TASK INSTRUCTIONS: Starting with the first line of the data below, copy each line up to and including the one containing "oc_ticks = [170, 220, 270, 320, 370, 420]". Pictures stay out.

DATASET CONTENT:
* start *
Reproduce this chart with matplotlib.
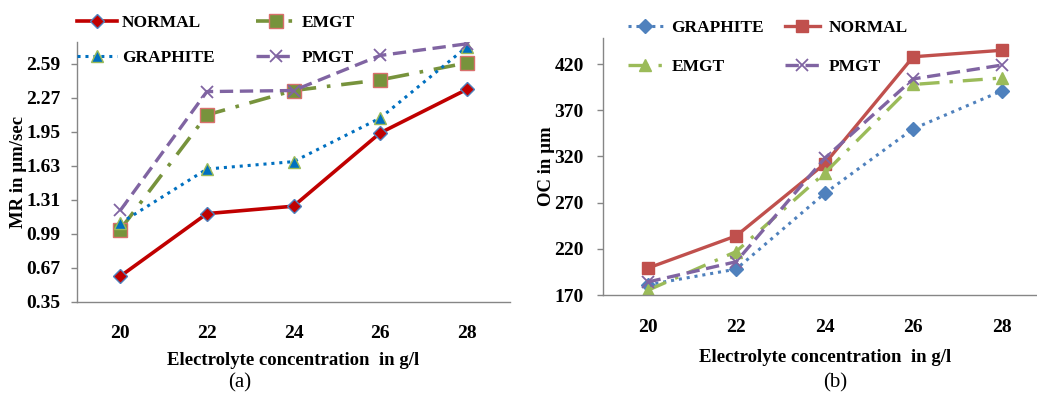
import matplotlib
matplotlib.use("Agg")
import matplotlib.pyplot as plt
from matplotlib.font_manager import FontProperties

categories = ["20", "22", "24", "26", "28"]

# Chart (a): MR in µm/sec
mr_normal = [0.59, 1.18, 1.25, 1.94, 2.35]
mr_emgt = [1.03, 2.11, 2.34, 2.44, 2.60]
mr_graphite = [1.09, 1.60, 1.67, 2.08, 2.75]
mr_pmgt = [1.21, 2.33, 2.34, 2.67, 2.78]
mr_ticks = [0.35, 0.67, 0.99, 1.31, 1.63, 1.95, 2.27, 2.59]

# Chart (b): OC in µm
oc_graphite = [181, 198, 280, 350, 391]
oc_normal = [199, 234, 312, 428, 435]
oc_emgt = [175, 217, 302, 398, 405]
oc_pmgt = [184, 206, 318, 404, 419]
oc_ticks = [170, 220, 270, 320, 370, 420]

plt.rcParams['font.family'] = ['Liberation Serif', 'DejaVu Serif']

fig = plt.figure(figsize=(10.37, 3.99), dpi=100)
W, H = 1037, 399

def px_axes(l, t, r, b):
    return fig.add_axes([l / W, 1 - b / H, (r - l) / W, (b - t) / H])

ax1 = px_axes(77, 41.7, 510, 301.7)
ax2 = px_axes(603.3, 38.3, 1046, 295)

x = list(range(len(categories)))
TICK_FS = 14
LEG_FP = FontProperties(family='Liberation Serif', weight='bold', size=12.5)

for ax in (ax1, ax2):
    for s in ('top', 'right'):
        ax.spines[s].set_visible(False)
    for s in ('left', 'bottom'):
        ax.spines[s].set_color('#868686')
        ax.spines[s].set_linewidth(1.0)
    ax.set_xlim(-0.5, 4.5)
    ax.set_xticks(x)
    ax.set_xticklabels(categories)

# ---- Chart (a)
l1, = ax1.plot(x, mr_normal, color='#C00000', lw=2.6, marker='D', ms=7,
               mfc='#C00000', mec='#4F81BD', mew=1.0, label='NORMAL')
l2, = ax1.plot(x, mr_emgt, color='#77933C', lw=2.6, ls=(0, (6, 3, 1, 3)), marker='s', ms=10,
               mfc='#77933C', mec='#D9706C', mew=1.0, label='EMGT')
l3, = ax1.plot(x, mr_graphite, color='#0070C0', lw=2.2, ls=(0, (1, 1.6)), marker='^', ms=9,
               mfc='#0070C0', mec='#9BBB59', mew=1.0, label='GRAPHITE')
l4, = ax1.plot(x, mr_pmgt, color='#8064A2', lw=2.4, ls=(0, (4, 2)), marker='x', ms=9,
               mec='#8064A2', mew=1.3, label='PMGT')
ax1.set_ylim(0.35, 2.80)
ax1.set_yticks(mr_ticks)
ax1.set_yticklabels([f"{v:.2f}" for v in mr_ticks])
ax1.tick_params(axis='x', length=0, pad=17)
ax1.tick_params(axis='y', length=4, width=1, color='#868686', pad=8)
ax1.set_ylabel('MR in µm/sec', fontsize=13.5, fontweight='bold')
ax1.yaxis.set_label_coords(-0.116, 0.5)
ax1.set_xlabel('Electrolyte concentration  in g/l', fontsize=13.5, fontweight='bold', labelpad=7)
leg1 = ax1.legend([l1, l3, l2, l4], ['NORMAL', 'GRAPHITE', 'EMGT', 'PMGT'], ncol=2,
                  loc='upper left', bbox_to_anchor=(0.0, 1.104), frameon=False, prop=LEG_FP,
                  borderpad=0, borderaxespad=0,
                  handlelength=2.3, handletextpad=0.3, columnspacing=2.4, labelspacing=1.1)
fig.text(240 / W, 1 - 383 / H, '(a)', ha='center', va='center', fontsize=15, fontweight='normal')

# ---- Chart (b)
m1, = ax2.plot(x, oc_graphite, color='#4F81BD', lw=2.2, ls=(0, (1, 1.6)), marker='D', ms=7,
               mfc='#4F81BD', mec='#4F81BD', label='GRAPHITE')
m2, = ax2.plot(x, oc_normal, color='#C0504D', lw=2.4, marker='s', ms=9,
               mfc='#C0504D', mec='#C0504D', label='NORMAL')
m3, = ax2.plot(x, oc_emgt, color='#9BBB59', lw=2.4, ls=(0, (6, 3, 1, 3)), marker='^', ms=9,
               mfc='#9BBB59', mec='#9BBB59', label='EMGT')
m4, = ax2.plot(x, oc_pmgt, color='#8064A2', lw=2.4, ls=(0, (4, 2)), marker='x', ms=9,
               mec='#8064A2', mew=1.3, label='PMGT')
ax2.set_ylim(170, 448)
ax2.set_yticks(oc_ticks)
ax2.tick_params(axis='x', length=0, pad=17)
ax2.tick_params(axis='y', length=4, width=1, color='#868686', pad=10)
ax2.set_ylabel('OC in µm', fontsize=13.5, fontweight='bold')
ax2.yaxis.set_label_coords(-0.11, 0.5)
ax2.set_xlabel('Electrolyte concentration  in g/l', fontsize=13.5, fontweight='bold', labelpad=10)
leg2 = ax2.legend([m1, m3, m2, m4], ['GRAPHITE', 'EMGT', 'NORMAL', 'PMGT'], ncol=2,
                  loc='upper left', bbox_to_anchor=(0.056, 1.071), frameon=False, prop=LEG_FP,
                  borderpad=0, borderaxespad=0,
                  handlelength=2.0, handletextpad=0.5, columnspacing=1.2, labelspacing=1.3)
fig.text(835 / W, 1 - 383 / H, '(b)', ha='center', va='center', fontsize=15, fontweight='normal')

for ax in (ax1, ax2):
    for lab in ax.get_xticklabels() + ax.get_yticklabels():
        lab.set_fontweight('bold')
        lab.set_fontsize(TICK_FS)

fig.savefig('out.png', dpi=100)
* end *
RESULT BELOW:
Reproduce this chart with matplotlib.
import matplotlib
matplotlib.use("Agg")
import matplotlib.pyplot as plt
from matplotlib.font_manager import FontProperties

categories = ["20", "22", "24", "26", "28"]

# Chart (a): MR in µm/sec
mr_normal = [0.59, 1.18, 1.25, 1.94, 2.35]
mr_emgt = [1.03, 2.11, 2.34, 2.44, 2.60]
mr_graphite = [1.09, 1.60, 1.67, 2.08, 2.75]
mr_pmgt = [1.21, 2.33, 2.34, 2.67, 2.78]
mr_ticks = [0.35, 0.67, 0.99, 1.31, 1.63, 1.95, 2.27, 2.59]

# Chart (b): OC in µm
oc_graphite = [181, 198, 280, 350, 391]
oc_normal = [199, 234, 312, 428, 435]
oc_emgt = [175, 217, 302, 398, 405]
oc_pmgt = [184, 206, 318, 404, 419]
oc_ticks = [170, 220, 270, 320, 370, 420]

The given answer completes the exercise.